Complete step by step answer:
Step 1: The time period of the revolution of a satellite just above the earth’s surface can be calculated by taking the radius of orbit equal to the radius of the earth. Therefore the time period of the satellite is given by
${T_{st}} = \dfrac{{2\pi R}}{v}$
But we know that the orbital velocity of a revolving object can be written as $v = \sqrt {\dfrac{{GM}}{R}}$ ,
$\therefore {T_{st}} = 2\pi R\sqrt {\dfrac{R}{{GM}}}$
$\Rightarrow {T_{st}} = 2\pi \dfrac{{{R^{{\raise0.5ex\hbox{$\scriptstyle 3$} \kern-0.1em/\kern-0.15em \lower0.25ex\hbox{$\scriptstyle 2$}}}}}}{{\sqrt {GM} }}$ …….equation (1)
We know that the acceleration due to the gravity of a satellite is given by $g = \dfrac{{GM}}{{{R^2}}}$ . Put this value in the first equation,
$\therefore {T_{st}} = 2\pi \sqrt {\dfrac{R}{g}}$

Step 2: Now calculate the time period of oscillation of the ball inside the tunnel bored along the diameter of the earth $\left( {{T_{ma}}} \right)$ . First express the relation among the angular speed, amplitude, and acceleration for a simple harmonic motion.
$\therefore a = A{\omega ^2}$ , where $a$ is the acceleration, $A$ is the amplitude, and $\omega$ is the angular speed.
Here, as the body reaches the end of the tunnel the acceleration becomes equal to the earth’s acceleration and the amplitude becomes equal to the radius of the earth.
$\therefore \omega = \sqrt {\dfrac{g}{R}}$ …..equation (2)
But we have the other expression for the angular speed $\omega$ in terms of the time period
$\therefore \omega = \dfrac{{2\pi }}{{{T_{ma}}}}$ , where ${T_{ma}}$ is the time period.
Substituting the value of $\omega$ into the second equation
$\therefore \dfrac{{2\pi }}{{{T_{ma}}}} = \sqrt {\dfrac{g}{R}}$
${T_{ma}} = 2\pi \sqrt {\dfrac{R}{g}}$
Step 3: Calculate the time period of a simple pendulum having a length equal to the earth’s radius in a uniform field of 9.8 newton/kg $\left( {{T_{is}}} \right)$ . Write the expression for the time period of the pendulum moving in simple harmonic motion
$\therefore {T_{sp}} = 2\pi \sqrt {\dfrac{1}{{g\left( {\dfrac{1}{l} + \dfrac{1}{R}} \right)}}}$ , where $l$ is the length of the simple pendulum.
But in the question the length of the pendulum is equal to the radius of the earth, therefore
$\therefore {T_{sp}} = 2\pi \sqrt {\dfrac{1}{{g\left( {\dfrac{1}{R} + \dfrac{1}{R}} \right)}}}$
$\Rightarrow {T_{sp}} = 2\pi \sqrt {\dfrac{R}{{2g}}}$

Step 4: Now let us calculate the time period of an infinite length simple pendulum in the earth’s gravitational field $\left( {{T_{is}}} \right)$ . The formula for the time period will be the same as in step 3. The only difference is that the length of the pendulum is infinity. Therefore,
$\therefore {T_{is}} = 2\pi \sqrt {\dfrac{1}{{g\left( {\dfrac{1}{\infty } + \dfrac{1}{R}} \right)}}}$
We know that the value of $\dfrac{1}{\infty }$ is zero
$\therefore {T_{is}} = 2\pi \sqrt {\dfrac{1}{{g\left( {\dfrac{1}{R}} \right)}}}$
$\Rightarrow {T_{is}} = 2\pi \sqrt {\dfrac{R}{g}}$

Step 5: Now consider option A. Since ${T_{st}}$ and ${T_{ma}}$ both are equal therefore option A is incorrect. Option B is also incorrect for the same reason.

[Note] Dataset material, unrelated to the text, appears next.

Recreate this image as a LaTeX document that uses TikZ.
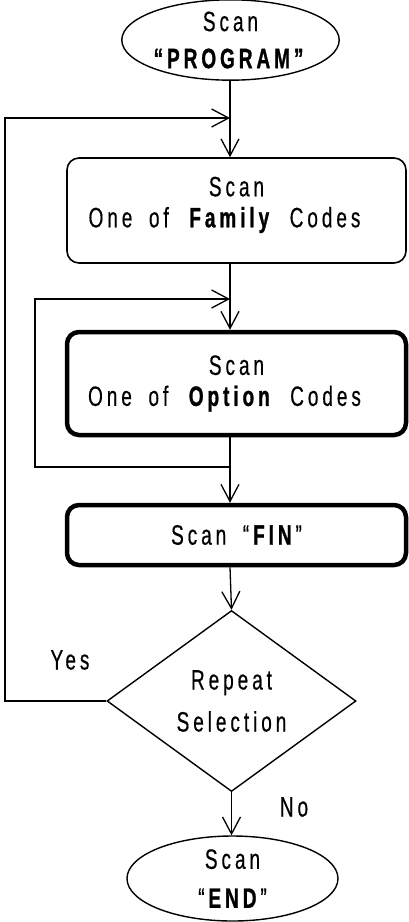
\documentclass[tikz,border=0pt]{standalone}
\usepackage{fontspec}
\setmainfont{Liberation Sans}[FakeStretch=0.68, LetterSpace=14, WordSpace=1.8, UprightFeatures={FakeBold=0.4}, BoldFeatures={FakeBold=1.0}]
\usetikzlibrary{shapes.geometric,arrows.meta}
\begin{document}
\begin{tikzpicture}[x=1pt,y=-1pt,
  every node/.style={font=\fontsize{28pt}{31pt}\selectfont, inner sep=0pt, align=center},
  thin line/.style={line width=1.3pt},
  arr/.style={thin line, -{Straight Barb[length=17pt,width=18pt]}},
  terminal/.style={draw, ellipse, line width=1.4pt, minimum width=211pt},
  boxthin/.style={draw, rounded corners=12pt, line width=1.6pt, minimum width=339pt},
  boxthick/.style={draw, rounded corners=12pt, line width=4.5pt, minimum width=339pt},
  decision/.style={draw, diamond, line width=1.4pt, minimum width=249pt, minimum height=181pt, aspect=1.376},
  lbl/.style={}]
\useasboundingbox (0,0) rectangle (409,922);
\node[terminal, minimum height=78pt] (start) at (230.5,40) {Scan\\[6pt]\textbf{“PROGRAM”}};
\node[boxthin, minimum height=105pt, text depth=17pt] (box1) at (236.5,210.5) {Scan\\One of \textbf{Family} Codes\kern24pt};
\node[boxthick, minimum height=103pt] (box2) at (236.5,383.5) {Scan\\One of \textbf{Option} Codes\kern24pt};
\node[boxthick, minimum height=60pt] (box3) at (236.5,535) {Scan “\textbf{FIN}”};
\node[decision] (dia) at (231.5,701) {Repeat\\[11pt]Selection};
\node[terminal, minimum height=85pt] (end) at (232.5,878.5) {Scan\\[8pt]“\textbf{END}”};
\node[lbl] (yes) at (70,660) {Yes};
\node[lbl] (no) at (294,807) {No};
\coordinate (axis) at (230,0);
\coordinate (j1) at (230,118);
\coordinate (j2) at (230,299);
\coordinate (j3) at (230,467);
\draw[arr] (start.south -| axis) -- (box1.north -| axis);
\draw[arr] (box1.south -| axis) -- (box2.north -| axis);
\draw[arr] (box2.south -| axis) -- (box3.north -| axis);
\draw[arr] (box3.south -| axis) -- (dia.north);
\draw[arr] (dia.south) -- (end.north -| dia.south);
\draw[arr] (dia.west) -- (5,701) |- (j1);
\draw[arr] (j3) -- (35,467) |- (j2);
\end{tikzpicture}
\end{document}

Step 6: Consider option C. Clearly, ${T_{sp}} > {T_{is}}$ therefore the option C is correct.

Step 7: Option D cannot be correct as ${T_{sp}}$ is not equal to ${T_{is}}$.

Hence, the correct answer is option (C).

Note: Oscillation is a harmonic motion in which the object vibrates. The motion is called harmonic because musical instruments make such vibrations that in turn cause corresponding sound waves in the air. Therefore the oscillation should not be confused with another type of motion.